══ DATASET EXTRACT ══

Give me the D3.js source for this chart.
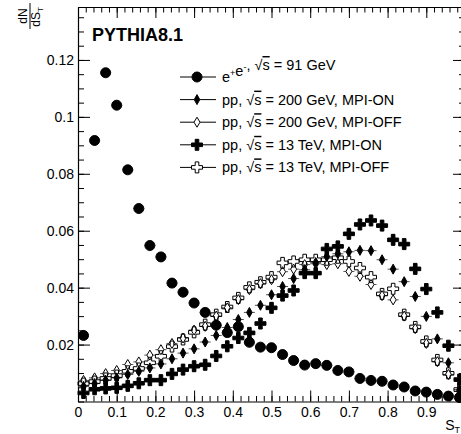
<!DOCTYPE html>
<html>
<head>
<meta charset="utf-8">
<script src="https://cdn.jsdelivr.net/npm/d3@7"></script>
<style>
  body { margin: 0; background: #fff; }
  svg { display: block; font-family: "Liberation Sans", Arial, Helvetica, sans-serif; }
</style>
</head>
<body>
<svg id="chart" width="461" height="434"></svg>
<script>
// S_T distributions, 35 bins on [0, 1]
const nBins = 35;
const binCenters = d3.range(nBins).map(i => (i + 0.5) / nBins);

const ee91 = [0.0232, 0.0917, 0.1155, 0.1041, 0.0814, 0.0678, 0.0548, 0.0508, 0.0416, 0.0384,
              0.0346, 0.0313, 0.0268, 0.0242, 0.0263, 0.0208, 0.0191, 0.0189, 0.0165, 0.0144,
              0.0128, 0.0133, 0.0127, 0.0109, 0.0104, 0.0081, 0.0074, 0.0071, 0.0058, 0.0051,
              0.0037, 0.0033, 0.0025, 0.0019, 0.0014];
const pp200On = [0.0053, 0.0063, 0.0075, 0.0083, 0.0095, 0.0106, 0.0118, 0.0132, 0.0150, 0.0170,
                 0.0185, 0.0209, 0.0232, 0.0260, 0.0288, 0.0313, 0.0338, 0.0375, 0.0404, 0.0432,
                 0.0463, 0.0488, 0.0509, 0.0519, 0.0526, 0.0531, 0.0530, 0.0498, 0.0465, 0.0421,
                 0.0369, 0.0299, 0.0220, 0.0136, 0.0042];
const pp200Off = [0.0074, 0.0083, 0.0098, 0.0109, 0.0130, 0.0139, 0.0163, 0.0182, 0.0204, 0.0223,
                  0.0251, 0.0264, 0.0300, 0.0329, 0.0358, 0.0393, 0.0414, 0.0428, 0.0456, 0.0465,
                  0.0481, 0.0484, 0.0481, 0.0484, 0.0457, 0.0440, 0.0411, 0.0372, 0.0357, 0.0300,
                  0.0256, 0.0204, 0.0140, 0.0095, 0.0036];
const pp13On = [0.0030, 0.0043, 0.0046, 0.0048, 0.0055, 0.0064, 0.0075, 0.0075, 0.0097, 0.0112,
                0.0124, 0.0129, 0.0160, 0.0194, 0.0223, 0.0241, 0.0274, 0.0329, 0.0372, 0.0390,
                0.0451, 0.0451, 0.0536, 0.0545, 0.0589, 0.0622, 0.0636, 0.0618, 0.0568, 0.0553,
                0.0466, 0.0395, 0.0313, 0.0196, 0.0077];
const pp13Off = [0.0063, 0.0070, 0.0081, 0.0091, 0.0106, 0.0116, 0.0136, 0.0159, 0.0193, 0.0218,
                 0.0243, 0.0270, 0.0305, 0.0332, 0.0364, 0.0401, 0.0419, 0.0437, 0.0487, 0.0492,
                 0.0498, 0.0498, 0.0498, 0.0505, 0.0492, 0.0469, 0.0437, 0.0378, 0.0396, 0.0305,
                 0.0262, 0.0211, 0.0146, 0.0099, 0.0042];

const xTicks = [0, 0.1, 0.2, 0.3, 0.4, 0.5, 0.6, 0.7, 0.8, 0.9];
const yTicks = [0.02, 0.04, 0.06, 0.08, 0.1, 0.12];

// marker shapes (ROOT-like)
const shapes = {
    circle: 'M 0,-5 A 5,5 0 1,1 0,5 A 5,5 0 1,1 0,-5 Z',
    diamond: 'M 0,-5 L 2.8,0 L 0,5 L -2.8,0 Z',
    openDiamond: 'M 0,-5 L 3,0 L 0,5 L -3,0 Z',
    cross: 'M -1.8,-5.5 L 1.8,-5.5 L 1.8,-1.8 L 5.5,-1.8 L 5.5,1.8 L 1.8,1.8 L 1.8,5.5 L -1.8,5.5 L -1.8,1.8 L -5.5,1.8 L -5.5,-1.8 L -1.8,-1.8 Z'
};

const series = [
    { values: ee91, shape: 'circle', fill: '#000', half: 5,
      label: [['e'], ['+', 'sup'], ['e'], ['-', 'sup'], [', '], ['√'], ['s', 'over'], [' = 91 GeV']] },
    { values: pp200On, shape: 'diamond', fill: '#000', half: 2.8,
      label: [['pp, '], ['√'], ['s', 'over'], [' = 200 GeV, MPI-ON']] },
    { values: pp200Off, shape: 'openDiamond', fill: 'none', half: 3,
      label: [['pp, '], ['√'], ['s', 'over'], [' = 200 GeV, MPI-OFF']] },
    { values: pp13On, shape: 'cross', fill: '#000', half: 5.5,
      label: [['pp, '], ['√'], ['s', 'over'], [' = 13 TeV, MPI-ON']] },
    { values: pp13Off, shape: 'cross', fill: 'none', half: 5.5,
      label: [['pp, '], ['√'], ['s', 'over'], [' = 13 TeV, MPI-OFF']] }
];

const svg = d3.select('#chart');
const margin = { left: 78, right: 465, top: 7, bottom: 401.5 };

const x = d3.scaleLinear().domain([0, 1]).range([margin.left, margin.right]);
const y = d3.scaleLinear().domain([0, 0.1386]).range([margin.bottom, margin.top]);

// axes: major + minor, mirrored on top/right
const minorX = d3.range(0, 1.0001, 0.02);
const minorY = d3.range(0, 0.1386, 0.005);

function styleAxis(g) {
    g.select('.domain').attr('stroke', '#000').attr('stroke-width', 1.2);
    g.selectAll('.tick line').attr('stroke', '#000').attr('stroke-width', 1);
    g.selectAll('.tick text').attr('font-size', 14).attr('fill', '#000')
      .attr('font-family', '"Liberation Sans", Arial, sans-serif');
}

svg.append('g').attr('transform', `translate(0,${margin.bottom})`)
   .call(d3.axisBottom(x).tickValues(minorX).tickSize(-5.5).tickFormat('').tickSizeOuter(0))
   .call(styleAxis);
svg.append('g').attr('transform', `translate(0,${margin.bottom})`)
   .call(d3.axisBottom(x).tickValues(xTicks).tickSize(-11).tickPadding(5.5).tickFormat(d3.format('')).tickSizeOuter(0))
   .call(styleAxis)
   .call(g => g.select('.domain').remove());

svg.append('g').attr('transform', `translate(0,${margin.top})`)
   .call(d3.axisTop(x).tickValues(minorX).tickSize(-5.5).tickFormat('').tickSizeOuter(0))
   .call(styleAxis);
svg.append('g').attr('transform', `translate(0,${margin.top})`)
   .call(d3.axisTop(x).tickValues(xTicks).tickSize(-11).tickFormat('').tickSizeOuter(0))
   .call(styleAxis)
   .call(g => g.select('.domain').remove());

svg.append('g').attr('transform', `translate(${margin.left},0)`)
   .call(d3.axisLeft(y).tickValues(minorY).tickSize(-6).tickFormat('').tickSizeOuter(0))
   .call(styleAxis);
svg.append('g').attr('transform', `translate(${margin.left},0)`)
   .call(d3.axisLeft(y).tickValues(yTicks).tickSize(-12).tickPadding(4).tickFormat(d3.format('')).tickSizeOuter(0))
   .call(styleAxis)
   .call(g => g.select('.domain').remove());

svg.append('g').attr('transform', `translate(${margin.right},0)`)
   .call(d3.axisRight(y).tickValues(minorY).tickSize(-6).tickFormat('').tickSizeOuter(0))
   .call(styleAxis);
svg.append('g').attr('transform', `translate(${margin.right},0)`)
   .call(d3.axisRight(y).tickValues(yTicks).tickSize(-12).tickFormat('').tickSizeOuter(0))
   .call(styleAxis)
   .call(g => g.select('.domain').remove());

// axis titles
const yTitle = svg.append('g').attr('transform', 'translate(30,16) rotate(-90)');
yTitle.append('text').attr('x', 0).attr('y', -3).attr('text-anchor', 'middle')
      .attr('font-size', 12).text('dN');
yTitle.append('line').attr('x1', -13).attr('x2', 13).attr('y1', 0).attr('y2', 0)
      .attr('stroke', '#000').attr('stroke-width', 1);
yTitle.append('text').attr('x', -1).attr('y', 10).attr('text-anchor', 'middle')
      .attr('font-size', 12)
      .call(t => {
          t.append('tspan').text('dS');
          t.append('tspan').attr('font-size', 8).attr('dy', 3).text('T');
      });

svg.append('text').attr('x', 460).attr('y', 430).attr('text-anchor', 'end').attr('font-size', 14)
   .call(t => {
       t.append('tspan').text('S');
       t.append('tspan').attr('font-size', 9).attr('dy', 3).text('T');
   });

svg.append('text').attr('x', 92).attr('y', 41).attr('font-size', 18).attr('font-weight', 'bold')
   .text('PYTHIA8.1');

// points with horizontal bin-width bars
const halfBin = (x(1 / nBins) - x(0)) / 2;
series.forEach(s => {
    const g = svg.append('g');
    const pts = binCenters.map((c, i) => ({ cx: x(c), cy: y(s.values[i]) }));
    g.selectAll('path.bar')
     .data(pts)
     .enter()
     .append('path')
     .attr('d', d => `M ${d.cx - halfBin},${d.cy} H ${d.cx - s.half} M ${d.cx + s.half},${d.cy} H ${d.cx + halfBin}`)
     .attr('stroke', '#555')
     .attr('stroke-width', 1);
    g.selectAll('path.mark')
     .data(pts)
     .enter()
     .append('path')
     .attr('transform', d => `translate(${d.cx},${d.cy})`)
     .attr('d', shapes[s.shape])
     .attr('fill', s.fill)
     .attr('stroke', '#000')
     .attr('stroke-width', 1);
});

// legend
const legend = svg.append('g').attr('transform', 'translate(180,77)');
series.forEach((s, i) => {
    const row = legend.append('g').attr('transform', `translate(0,${i * 22.6})`);
    row.append('path').attr('d', `M 0,0 H ${17 - s.half} M ${17 + s.half},0 H 36`)
       .attr('stroke', '#000').attr('stroke-width', 1);
    row.append('path').attr('transform', 'translate(17,0)').attr('d', shapes[s.shape])
       .attr('fill', s.fill).attr('stroke', '#000').attr('stroke-width', 1);
    const txt = row.append('text').attr('x', 42).attr('y', 5).attr('font-size', 14.5);
    s.label.forEach(([t, kind]) => {
        if (kind === 'sup') {
            txt.append('tspan').attr('font-size', 9).attr('dy', -6).text(t);
            txt.append('tspan').attr('dy', 6).text('');
        } else if (kind === 'over') {
            txt.append('tspan').style('text-decoration', 'overline').text(t);
        } else {
            txt.append('tspan').text(t);
        }
    });
});
</script>
</body>
</html>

═══

WHAT THE TASK REQUIRES:
Your task is to return the lines above, from the first one up to and including the line containing "const binCenters = d3.range(nBins).map(i", minus any pictures.

PROBLEM SOLUTION:
Give me the D3.js source for this chart.
<!DOCTYPE html>
<html>
<head>
<meta charset="utf-8">
<script src="https://cdn.jsdelivr.net/npm/d3@7"></script>
<style>
  body { margin: 0; background: #fff; }
  svg { display: block; font-family: "Liberation Sans", Arial, Helvetica, sans-serif; }
</style>
</head>
<body>
<svg id="chart" width="461" height="434"></svg>
<script>
// S_T distributions, 35 bins on [0, 1]
const nBins = 35;
const binCenters = d3.range(nBins).map(i => (i + 0.5) / nBins);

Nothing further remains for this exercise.